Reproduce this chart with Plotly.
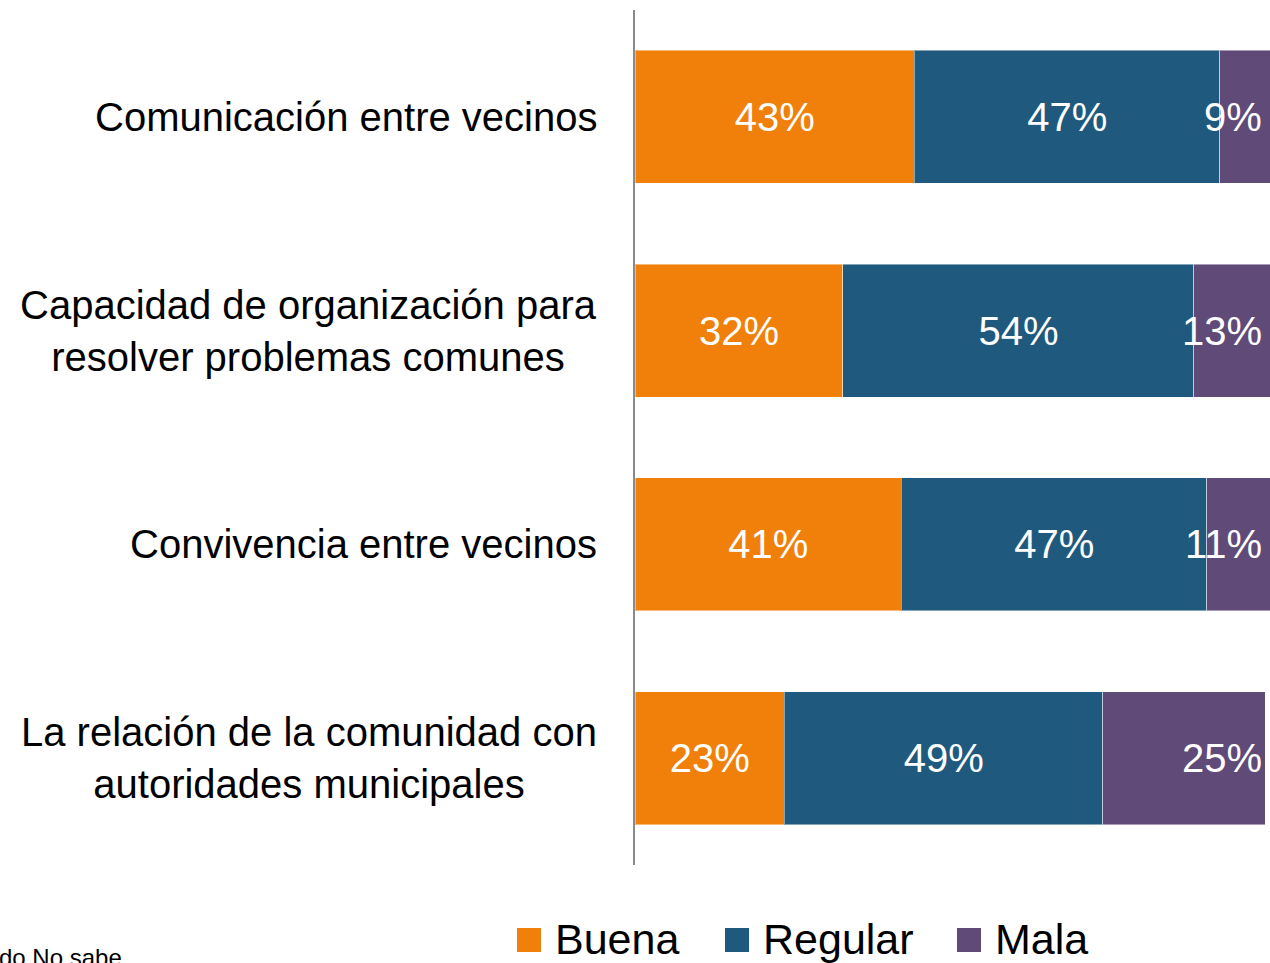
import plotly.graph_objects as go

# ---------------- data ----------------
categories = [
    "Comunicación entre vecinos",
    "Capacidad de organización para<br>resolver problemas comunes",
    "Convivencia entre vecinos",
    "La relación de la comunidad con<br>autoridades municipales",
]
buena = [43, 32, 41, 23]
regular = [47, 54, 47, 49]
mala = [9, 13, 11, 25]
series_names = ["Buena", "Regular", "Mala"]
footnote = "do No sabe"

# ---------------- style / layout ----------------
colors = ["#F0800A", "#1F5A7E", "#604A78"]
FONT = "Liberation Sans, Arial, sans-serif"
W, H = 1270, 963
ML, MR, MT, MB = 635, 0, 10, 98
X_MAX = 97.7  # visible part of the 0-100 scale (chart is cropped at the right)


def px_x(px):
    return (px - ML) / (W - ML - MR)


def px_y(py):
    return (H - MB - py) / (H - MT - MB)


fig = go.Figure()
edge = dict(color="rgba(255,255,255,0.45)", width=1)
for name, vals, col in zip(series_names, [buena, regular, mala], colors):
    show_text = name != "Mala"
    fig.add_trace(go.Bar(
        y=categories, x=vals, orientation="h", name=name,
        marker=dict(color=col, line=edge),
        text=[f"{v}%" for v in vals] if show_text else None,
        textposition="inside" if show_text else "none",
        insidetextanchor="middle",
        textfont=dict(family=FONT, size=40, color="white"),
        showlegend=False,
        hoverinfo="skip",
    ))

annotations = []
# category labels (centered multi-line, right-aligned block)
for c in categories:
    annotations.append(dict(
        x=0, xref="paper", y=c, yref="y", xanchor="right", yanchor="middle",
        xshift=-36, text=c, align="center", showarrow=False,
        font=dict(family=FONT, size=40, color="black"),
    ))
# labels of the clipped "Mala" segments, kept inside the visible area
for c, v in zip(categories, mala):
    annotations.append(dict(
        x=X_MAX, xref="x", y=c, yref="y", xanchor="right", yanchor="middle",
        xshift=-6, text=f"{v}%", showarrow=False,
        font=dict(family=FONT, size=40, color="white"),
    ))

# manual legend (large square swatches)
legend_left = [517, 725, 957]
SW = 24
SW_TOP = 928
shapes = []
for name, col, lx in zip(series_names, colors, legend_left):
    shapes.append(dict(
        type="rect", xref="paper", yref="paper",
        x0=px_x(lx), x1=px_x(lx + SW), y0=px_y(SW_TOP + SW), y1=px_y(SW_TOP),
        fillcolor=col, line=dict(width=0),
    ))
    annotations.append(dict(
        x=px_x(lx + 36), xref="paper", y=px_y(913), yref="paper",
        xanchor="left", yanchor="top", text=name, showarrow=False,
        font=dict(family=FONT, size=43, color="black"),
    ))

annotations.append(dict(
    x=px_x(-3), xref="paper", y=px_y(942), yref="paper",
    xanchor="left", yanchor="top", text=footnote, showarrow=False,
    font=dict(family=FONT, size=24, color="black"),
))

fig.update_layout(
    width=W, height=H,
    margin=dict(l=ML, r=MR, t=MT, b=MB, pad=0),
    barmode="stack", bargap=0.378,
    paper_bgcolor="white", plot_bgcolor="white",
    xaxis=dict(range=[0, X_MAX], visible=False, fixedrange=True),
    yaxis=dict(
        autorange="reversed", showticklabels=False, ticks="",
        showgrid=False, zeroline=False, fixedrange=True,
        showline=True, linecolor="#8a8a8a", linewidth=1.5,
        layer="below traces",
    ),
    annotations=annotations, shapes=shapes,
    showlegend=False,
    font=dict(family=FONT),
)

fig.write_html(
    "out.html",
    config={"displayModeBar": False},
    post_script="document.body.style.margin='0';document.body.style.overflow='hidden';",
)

▸ AIM OF THE EXERCISE:
Each line of the data is to be duplicated exactly; pictures stay out of the copy.

▸ OUTPUT OF THE EXERCISE:
Reproduce this chart with Plotly.
import plotly.graph_objects as go

# ---------------- data ----------------
categories = [
    "Comunicación entre vecinos",
    "Capacidad de organización para<br>resolver problemas comunes",
    "Convivencia entre vecinos",
    "La relación de la comunidad con<br>autoridades municipales",
]
buena = [43, 32, 41, 23]
regular = [47, 54, 47, 49]
mala = [9, 13, 11, 25]
series_names = ["Buena", "Regular", "Mala"]
footnote = "do No sabe"

# ---------------- style / layout ----------------
colors = ["#F0800A", "#1F5A7E", "#604A78"]
FONT = "Liberation Sans, Arial, sans-serif"
W, H = 1270, 963
ML, MR, MT, MB = 635, 0, 10, 98
X_MAX = 97.7  # visible part of the 0-100 scale (chart is cropped at the right)


def px_x(px):
    return (px - ML) / (W - ML - MR)


def px_y(py):
    return (H - MB - py) / (H - MT - MB)


fig = go.Figure()
edge = dict(color="rgba(255,255,255,0.45)", width=1)
for name, vals, col in zip(series_names, [buena, regular, mala], colors):
    show_text = name != "Mala"
    fig.add_trace(go.Bar(
        y=categories, x=vals, orientation="h", name=name,
        marker=dict(color=col, line=edge),
        text=[f"{v}%" for v in vals] if show_text else None,
        textposition="inside" if show_text else "none",
        insidetextanchor="middle",
        textfont=dict(family=FONT, size=40, color="white"),
        showlegend=False,
        hoverinfo="skip",
    ))

annotations = []
# category labels (centered multi-line, right-aligned block)
for c in categories:
    annotations.append(dict(
        x=0, xref="paper", y=c, yref="y", xanchor="right", yanchor="middle",
        xshift=-36, text=c, align="center", showarrow=False,
        font=dict(family=FONT, size=40, color="black"),
    ))
# labels of the clipped "Mala" segments, kept inside the visible area
for c, v in zip(categories, mala):
    annotations.append(dict(
        x=X_MAX, xref="x", y=c, yref="y", xanchor="right", yanchor="middle",
        xshift=-6, text=f"{v}%", showarrow=False,
        font=dict(family=FONT, size=40, color="white"),
    ))

# manual legend (large square swatches)
legend_left = [517, 725, 957]
SW = 24
SW_TOP = 928
shapes = []
for name, col, lx in zip(series_names, colors, legend_left):
    shapes.append(dict(
        type="rect", xref="paper", yref="paper",
        x0=px_x(lx), x1=px_x(lx + SW), y0=px_y(SW_TOP + SW), y1=px_y(SW_TOP),
        fillcolor=col, line=dict(width=0),
    ))
    annotations.append(dict(
        x=px_x(lx + 36), xref="paper", y=px_y(913), yref="paper",
        xanchor="left", yanchor="top", text=name, showarrow=False,
        font=dict(family=FONT, size=43, color="black"),
    ))

annotations.append(dict(
    x=px_x(-3), xref="paper", y=px_y(942), yref="paper",
    xanchor="left", yanchor="top", text=footnote, showarrow=False,
    font=dict(family=FONT, size=24, color="black"),
))

fig.update_layout(
    width=W, height=H,
    margin=dict(l=ML, r=MR, t=MT, b=MB, pad=0),
    barmode="stack", bargap=0.378,
    paper_bgcolor="white", plot_bgcolor="white",
    xaxis=dict(range=[0, X_MAX], visible=False, fixedrange=True),
    yaxis=dict(
        autorange="reversed", showticklabels=False, ticks="",
        showgrid=False, zeroline=False, fixedrange=True,
        showline=True, linecolor="#8a8a8a", linewidth=1.5,
        layer="below traces",
    ),
    annotations=annotations, shapes=shapes,
    showlegend=False,
    font=dict(family=FONT),
)

fig.write_html(
    "out.html",
    config={"displayModeBar": False},
    post_script="document.body.style.margin='0';document.body.style.overflow='hidden';",
)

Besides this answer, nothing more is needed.